Y el tercer largometraje de Bertrand Tavernier fue también
con Philippe Noiret. Se llamó Le juge et l’assassin / El juez y el
asesino. Filme elocuente y ambicioso (y por lo tanto, polémico) que despejó
cualquier duda que se pudiera tener respecto del talento de Tavernier. Ya se lo
podía dejar de saludar como a un director en ciernes. Para calificarlo como
maestro era temprano, aunque no lo era para considerarlo como un autor con
inquietudes y muchas cosas para decir.
Se basa en hechos reales, con los nombres cambiados, porque
a Tavernier no le interesa reproducir la veracidad sino dar su interpretación,
su lectura.
Estamos a fines del siglo XIX, y el caso Dreyfus domina las
conversaciones. En zonas rurales, un asesino feroz ataca pastores y pastoras
que están entre la infancia y la adolescencia.

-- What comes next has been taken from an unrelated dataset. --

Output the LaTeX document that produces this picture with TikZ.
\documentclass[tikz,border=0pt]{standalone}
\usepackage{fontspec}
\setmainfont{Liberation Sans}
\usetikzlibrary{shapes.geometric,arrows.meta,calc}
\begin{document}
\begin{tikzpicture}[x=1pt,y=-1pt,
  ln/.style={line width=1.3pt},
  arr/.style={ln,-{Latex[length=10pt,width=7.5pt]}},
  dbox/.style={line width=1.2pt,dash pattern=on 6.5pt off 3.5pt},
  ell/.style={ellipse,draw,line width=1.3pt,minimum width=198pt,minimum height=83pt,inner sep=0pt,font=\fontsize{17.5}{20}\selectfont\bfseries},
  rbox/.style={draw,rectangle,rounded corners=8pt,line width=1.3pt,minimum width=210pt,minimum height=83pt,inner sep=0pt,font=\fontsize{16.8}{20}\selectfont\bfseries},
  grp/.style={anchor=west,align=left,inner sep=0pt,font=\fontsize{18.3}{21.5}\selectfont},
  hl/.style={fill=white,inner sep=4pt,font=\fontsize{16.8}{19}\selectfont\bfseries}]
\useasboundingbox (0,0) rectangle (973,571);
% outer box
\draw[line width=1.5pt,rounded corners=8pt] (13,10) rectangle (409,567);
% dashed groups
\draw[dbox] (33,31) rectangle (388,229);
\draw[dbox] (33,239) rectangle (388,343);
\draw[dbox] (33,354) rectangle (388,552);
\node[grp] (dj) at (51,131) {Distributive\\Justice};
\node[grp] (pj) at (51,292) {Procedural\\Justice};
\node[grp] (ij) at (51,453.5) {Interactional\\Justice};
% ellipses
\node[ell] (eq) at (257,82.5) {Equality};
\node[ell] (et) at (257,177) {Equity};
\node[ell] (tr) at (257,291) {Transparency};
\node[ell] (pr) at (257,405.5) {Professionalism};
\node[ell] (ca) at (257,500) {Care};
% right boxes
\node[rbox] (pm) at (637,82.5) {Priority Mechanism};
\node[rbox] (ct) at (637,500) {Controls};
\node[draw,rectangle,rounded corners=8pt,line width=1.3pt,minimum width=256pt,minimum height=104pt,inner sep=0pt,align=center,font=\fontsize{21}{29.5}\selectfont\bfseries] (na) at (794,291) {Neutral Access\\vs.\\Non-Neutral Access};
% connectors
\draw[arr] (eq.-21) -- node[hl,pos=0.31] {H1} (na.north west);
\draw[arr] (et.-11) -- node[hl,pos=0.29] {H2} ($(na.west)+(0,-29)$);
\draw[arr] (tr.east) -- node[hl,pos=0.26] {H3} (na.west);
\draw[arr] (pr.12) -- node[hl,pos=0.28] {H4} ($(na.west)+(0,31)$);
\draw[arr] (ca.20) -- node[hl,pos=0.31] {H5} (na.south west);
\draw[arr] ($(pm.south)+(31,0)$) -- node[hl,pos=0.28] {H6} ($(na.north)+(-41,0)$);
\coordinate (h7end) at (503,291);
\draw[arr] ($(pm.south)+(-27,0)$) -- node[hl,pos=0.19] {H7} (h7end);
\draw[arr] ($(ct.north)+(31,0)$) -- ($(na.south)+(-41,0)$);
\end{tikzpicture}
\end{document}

Se ve que Joseph Bouvier (Michel Galabru), que así se llama
el asesino, tiene más de un tornillo flojo.
Se ve también que es un hombre inteligente con algún tipo
de instrucción, mezcla teorías antisemitas, masonas, católicas, conservadoras y
retrógradas con evidencia de un pleno conocimiento de las mismas.

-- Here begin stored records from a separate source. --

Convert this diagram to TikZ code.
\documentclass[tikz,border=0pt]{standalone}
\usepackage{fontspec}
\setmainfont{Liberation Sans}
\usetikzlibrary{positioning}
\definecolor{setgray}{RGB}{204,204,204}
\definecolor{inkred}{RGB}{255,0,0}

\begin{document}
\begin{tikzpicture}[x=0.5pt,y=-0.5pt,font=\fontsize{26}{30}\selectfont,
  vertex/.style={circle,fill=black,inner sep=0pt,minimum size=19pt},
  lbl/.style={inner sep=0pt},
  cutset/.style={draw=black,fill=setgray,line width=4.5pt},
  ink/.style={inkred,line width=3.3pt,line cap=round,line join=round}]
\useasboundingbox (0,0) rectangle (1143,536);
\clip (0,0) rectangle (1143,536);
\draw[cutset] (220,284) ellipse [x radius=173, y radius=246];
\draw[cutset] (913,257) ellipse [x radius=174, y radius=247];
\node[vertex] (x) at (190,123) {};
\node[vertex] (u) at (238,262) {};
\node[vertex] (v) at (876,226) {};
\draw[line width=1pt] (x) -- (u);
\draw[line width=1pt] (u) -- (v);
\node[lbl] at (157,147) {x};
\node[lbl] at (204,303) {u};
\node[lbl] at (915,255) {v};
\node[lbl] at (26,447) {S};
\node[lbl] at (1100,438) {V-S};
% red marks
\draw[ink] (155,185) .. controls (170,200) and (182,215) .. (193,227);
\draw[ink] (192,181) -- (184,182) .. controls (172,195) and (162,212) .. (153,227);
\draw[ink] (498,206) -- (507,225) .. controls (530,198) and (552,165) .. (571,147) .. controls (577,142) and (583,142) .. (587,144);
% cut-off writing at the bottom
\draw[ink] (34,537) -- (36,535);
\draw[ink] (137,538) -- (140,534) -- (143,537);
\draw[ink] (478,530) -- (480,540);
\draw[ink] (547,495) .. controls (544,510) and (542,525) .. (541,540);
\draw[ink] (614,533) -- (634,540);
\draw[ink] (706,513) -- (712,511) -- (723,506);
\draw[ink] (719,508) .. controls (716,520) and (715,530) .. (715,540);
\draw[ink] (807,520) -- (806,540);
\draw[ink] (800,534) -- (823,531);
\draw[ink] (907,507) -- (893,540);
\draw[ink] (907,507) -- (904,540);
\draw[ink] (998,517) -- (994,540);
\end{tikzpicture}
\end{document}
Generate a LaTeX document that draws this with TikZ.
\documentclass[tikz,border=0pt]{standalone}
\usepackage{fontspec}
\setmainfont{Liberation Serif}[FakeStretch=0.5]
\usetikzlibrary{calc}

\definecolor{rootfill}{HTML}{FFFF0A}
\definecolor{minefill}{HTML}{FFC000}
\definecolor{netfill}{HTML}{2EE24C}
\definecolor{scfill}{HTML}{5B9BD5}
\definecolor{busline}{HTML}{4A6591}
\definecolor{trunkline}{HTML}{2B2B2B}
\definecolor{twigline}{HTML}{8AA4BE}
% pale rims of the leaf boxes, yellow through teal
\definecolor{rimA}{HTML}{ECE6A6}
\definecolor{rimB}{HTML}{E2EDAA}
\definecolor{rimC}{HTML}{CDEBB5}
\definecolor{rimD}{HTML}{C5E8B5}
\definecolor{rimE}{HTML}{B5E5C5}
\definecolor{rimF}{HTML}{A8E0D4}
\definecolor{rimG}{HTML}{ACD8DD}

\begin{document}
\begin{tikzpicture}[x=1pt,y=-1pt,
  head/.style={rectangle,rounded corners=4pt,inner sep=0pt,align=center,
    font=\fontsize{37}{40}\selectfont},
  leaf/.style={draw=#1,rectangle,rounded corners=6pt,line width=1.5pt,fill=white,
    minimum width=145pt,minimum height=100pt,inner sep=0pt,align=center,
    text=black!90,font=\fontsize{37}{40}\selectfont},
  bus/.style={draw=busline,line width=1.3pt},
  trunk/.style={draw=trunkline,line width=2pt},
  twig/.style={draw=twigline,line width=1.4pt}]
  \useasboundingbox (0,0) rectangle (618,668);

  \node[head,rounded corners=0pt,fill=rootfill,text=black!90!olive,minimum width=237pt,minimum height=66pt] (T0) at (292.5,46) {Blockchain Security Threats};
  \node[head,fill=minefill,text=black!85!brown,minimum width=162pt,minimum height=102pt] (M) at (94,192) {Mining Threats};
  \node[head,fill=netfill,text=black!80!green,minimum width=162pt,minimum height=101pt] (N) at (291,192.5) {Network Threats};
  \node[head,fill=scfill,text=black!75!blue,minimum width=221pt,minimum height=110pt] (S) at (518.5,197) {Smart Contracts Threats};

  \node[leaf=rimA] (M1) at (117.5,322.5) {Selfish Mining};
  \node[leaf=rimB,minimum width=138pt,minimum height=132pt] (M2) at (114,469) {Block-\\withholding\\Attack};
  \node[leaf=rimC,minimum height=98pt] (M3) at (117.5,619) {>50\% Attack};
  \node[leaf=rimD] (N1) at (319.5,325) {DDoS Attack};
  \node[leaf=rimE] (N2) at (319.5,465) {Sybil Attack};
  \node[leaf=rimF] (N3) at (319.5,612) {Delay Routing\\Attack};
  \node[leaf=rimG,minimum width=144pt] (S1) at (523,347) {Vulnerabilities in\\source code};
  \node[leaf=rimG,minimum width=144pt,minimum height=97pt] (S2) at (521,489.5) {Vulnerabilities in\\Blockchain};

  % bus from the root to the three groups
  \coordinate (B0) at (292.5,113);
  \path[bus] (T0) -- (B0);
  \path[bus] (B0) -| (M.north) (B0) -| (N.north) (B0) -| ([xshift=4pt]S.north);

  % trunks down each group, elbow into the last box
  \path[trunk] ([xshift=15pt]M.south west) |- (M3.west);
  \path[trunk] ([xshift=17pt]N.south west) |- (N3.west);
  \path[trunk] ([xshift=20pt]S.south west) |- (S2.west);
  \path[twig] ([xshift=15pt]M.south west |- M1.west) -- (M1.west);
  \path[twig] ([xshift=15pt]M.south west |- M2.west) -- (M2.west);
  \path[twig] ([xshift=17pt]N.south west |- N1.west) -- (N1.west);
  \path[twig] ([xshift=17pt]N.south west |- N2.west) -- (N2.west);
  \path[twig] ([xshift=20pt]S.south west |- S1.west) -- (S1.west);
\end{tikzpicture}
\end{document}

Emile Rousseau (Philippe Noiret), un juez de provincia, de
simpatías ultraderechistas, quiere cazarlo. El juez ambiciona una Legión de
Honor, por lo que estima que debe mandar al asesino a la guillotina.
El impedimento más evidente es que el asesino está loco. Si
se admite la locura, el reo evitará el guillotinamiento, así que el juez debe
lograr que se lo dictamine apto de entendederas.
Los temas que desarrolla la película son, por desgracia,
harto vigentes. Como la manipulación de la justicia (que es más teatro que otra
cosa) o la tergiversación mediática permanente (los diarios falsean los hechos
con primor). Esto acrecienta la incapacidad del público de pensar por su cuenta.
La gente se deja pensar por los diarios y su opinión es
determinada por el operador de éxito, tanto así que entregará feliz los libros
de Balzac que hasta ayer atesoraba para que los quemen.
Las hipocresías están a la orden del día. A saber:
La madre del juez (Renée Faure) consiente que su hijo tenga una amante,
Rose (Isabelle Huppert), hasta le manda confituras para el cumpleaños, siempre
y cuando, la exobrera y ¿su hermana menor?, ¿su hija? se mantengan lejos de su
presencia. Cuando el juez, obligado por circunstancias, que no vienen al
cuento, se vea obligado a llevarla a su casa, la madre la desairará con ahínco.
El procurador De Villedieu (Jean-Claude Brialy), muy amigo
de Emile, parece no darse cuenta de que la devoción que le ofrece su exótico
sirviente traído de la Cochinchina es producto de la extorsión. El procurador
acusó al hermano del sirviente de un crimen que no cometió, no obstante, aquel
logró la libertad a cambio de la esclavización de por vida del hermano.
La hermana menor de Rose es sexualmente precoz, como se
desconoce el tratamiento, la someten a torturas varias.
El cura en el púlpito pide para los francmasones poco menos
que la vuelta de la Inquisición sin que nadie levante una ceja.
El cura y sus feligreses son muy antisemitas, lo que les
parece el estado natural de las cosas.
La madre del juez les da sopa de pollo a los pobres siempre
y cuando firmen una proclama que pide que el asesino sea declarado mentalmente
sano.
Las mentes bien pensantes se escandalizan porque las
víctimas del asesino llegan a la veintena, pero ni se inmutan porque cientos de
chicos son abatidos a tiros en las huelgas de las fábricas, donde trabajan de
sol a sol, sin salir del hambre.
Philippe Noiret retrata con sutileza las contradicciones de
su juez. No la menor de ellas es el apego peculiar a su madre. Y Michel
Galabru, un histrión habitualmente relegado a papeles cómicos burdos, da una
interpretación dramática impecable de su asesino.
Y Tavernier, con calculada impiedad, da cuenta de nuestras
miserias cotidianas. Y como no se excluye, se gana el derecho de decir lo que
se le venga en gana. Con aliteración incluida y todo.